* **Aim of the exercise**:
Reproduce the listing word for word. Skip any image.

--- begin Source excerpt ---

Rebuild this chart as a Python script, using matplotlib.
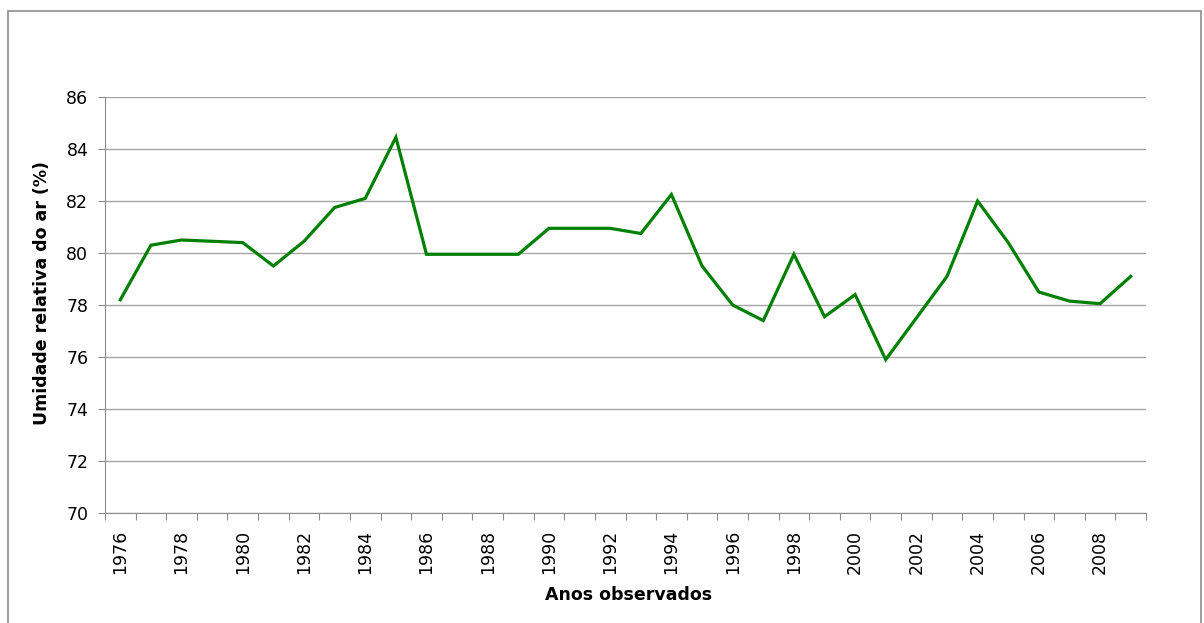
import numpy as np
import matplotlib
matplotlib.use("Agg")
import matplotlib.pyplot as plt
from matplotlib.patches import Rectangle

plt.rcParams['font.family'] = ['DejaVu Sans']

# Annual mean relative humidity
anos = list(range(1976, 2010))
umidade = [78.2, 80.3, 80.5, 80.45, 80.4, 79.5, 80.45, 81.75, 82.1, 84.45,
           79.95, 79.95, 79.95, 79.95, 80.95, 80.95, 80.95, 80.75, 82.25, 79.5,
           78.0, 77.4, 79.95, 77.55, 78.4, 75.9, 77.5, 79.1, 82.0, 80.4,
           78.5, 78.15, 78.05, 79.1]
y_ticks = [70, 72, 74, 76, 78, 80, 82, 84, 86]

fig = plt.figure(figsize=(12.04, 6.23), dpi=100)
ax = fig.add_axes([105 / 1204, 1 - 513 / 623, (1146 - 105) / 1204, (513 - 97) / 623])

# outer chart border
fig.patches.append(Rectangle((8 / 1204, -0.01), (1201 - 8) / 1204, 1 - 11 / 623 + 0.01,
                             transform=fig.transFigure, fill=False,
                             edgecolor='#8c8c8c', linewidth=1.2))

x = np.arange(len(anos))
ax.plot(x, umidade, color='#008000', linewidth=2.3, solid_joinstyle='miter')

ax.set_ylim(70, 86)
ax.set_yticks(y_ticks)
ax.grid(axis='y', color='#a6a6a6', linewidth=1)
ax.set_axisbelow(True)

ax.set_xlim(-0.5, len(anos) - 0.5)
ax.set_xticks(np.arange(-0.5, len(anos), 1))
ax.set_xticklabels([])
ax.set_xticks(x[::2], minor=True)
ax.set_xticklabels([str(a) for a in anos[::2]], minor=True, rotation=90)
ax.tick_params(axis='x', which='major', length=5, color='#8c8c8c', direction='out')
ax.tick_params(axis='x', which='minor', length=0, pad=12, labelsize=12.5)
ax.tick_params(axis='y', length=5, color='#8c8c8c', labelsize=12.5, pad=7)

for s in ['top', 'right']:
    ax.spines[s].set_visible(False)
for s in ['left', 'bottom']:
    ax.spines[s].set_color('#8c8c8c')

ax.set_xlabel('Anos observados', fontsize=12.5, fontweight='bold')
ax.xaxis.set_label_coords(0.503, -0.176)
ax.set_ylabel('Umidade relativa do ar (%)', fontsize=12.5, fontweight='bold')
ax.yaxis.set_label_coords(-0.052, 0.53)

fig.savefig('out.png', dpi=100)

--- end Source excerpt ---

* **Response**:
Rebuild this chart as a Python script, using matplotlib.
import numpy as np
import matplotlib
matplotlib.use("Agg")
import matplotlib.pyplot as plt
from matplotlib.patches import Rectangle

plt.rcParams['font.family'] = ['DejaVu Sans']

# Annual mean relative humidity
anos = list(range(1976, 2010))
umidade = [78.2, 80.3, 80.5, 80.45, 80.4, 79.5, 80.45, 81.75, 82.1, 84.45,
           79.95, 79.95, 79.95, 79.95, 80.95, 80.95, 80.95, 80.75, 82.25, 79.5,
           78.0, 77.4, 79.95, 77.55, 78.4, 75.9, 77.5, 79.1, 82.0, 80.4,
           78.5, 78.15, 78.05, 79.1]
y_ticks = [70, 72, 74, 76, 78, 80, 82, 84, 86]

fig = plt.figure(figsize=(12.04, 6.23), dpi=100)
ax = fig.add_axes([105 / 1204, 1 - 513 / 623, (1146 - 105) / 1204, (513 - 97) / 623])

# outer chart border
fig.patches.append(Rectangle((8 / 1204, -0.01), (1201 - 8) / 1204, 1 - 11 / 623 + 0.01,
                             transform=fig.transFigure, fill=False,
                             edgecolor='#8c8c8c', linewidth=1.2))

x = np.arange(len(anos))
ax.plot(x, umidade, color='#008000', linewidth=2.3, solid_joinstyle='miter')

ax.set_ylim(70, 86)
ax.set_yticks(y_ticks)
ax.grid(axis='y', color='#a6a6a6', linewidth=1)
ax.set_axisbelow(True)

ax.set_xlim(-0.5, len(anos) - 0.5)
ax.set_xticks(np.arange(-0.5, len(anos), 1))
ax.set_xticklabels([])
ax.set_xticks(x[::2], minor=True)
ax.set_xticklabels([str(a) for a in anos[::2]], minor=True, rotation=90)
ax.tick_params(axis='x', which='major', length=5, color='#8c8c8c', direction='out')
ax.tick_params(axis='x', which='minor', length=0, pad=12, labelsize=12.5)
ax.tick_params(axis='y', length=5, color='#8c8c8c', labelsize=12.5, pad=7)

for s in ['top', 'right']:
    ax.spines[s].set_visible(False)
for s in ['left', 'bottom']:
    ax.spines[s].set_color('#8c8c8c')

ax.set_xlabel('Anos observados', fontsize=12.5, fontweight='bold')
ax.xaxis.set_label_coords(0.503, -0.176)
ax.set_ylabel('Umidade relativa do ar (%)', fontsize=12.5, fontweight='bold')
ax.yaxis.set_label_coords(-0.052, 0.53)

fig.savefig('out.png', dpi=100)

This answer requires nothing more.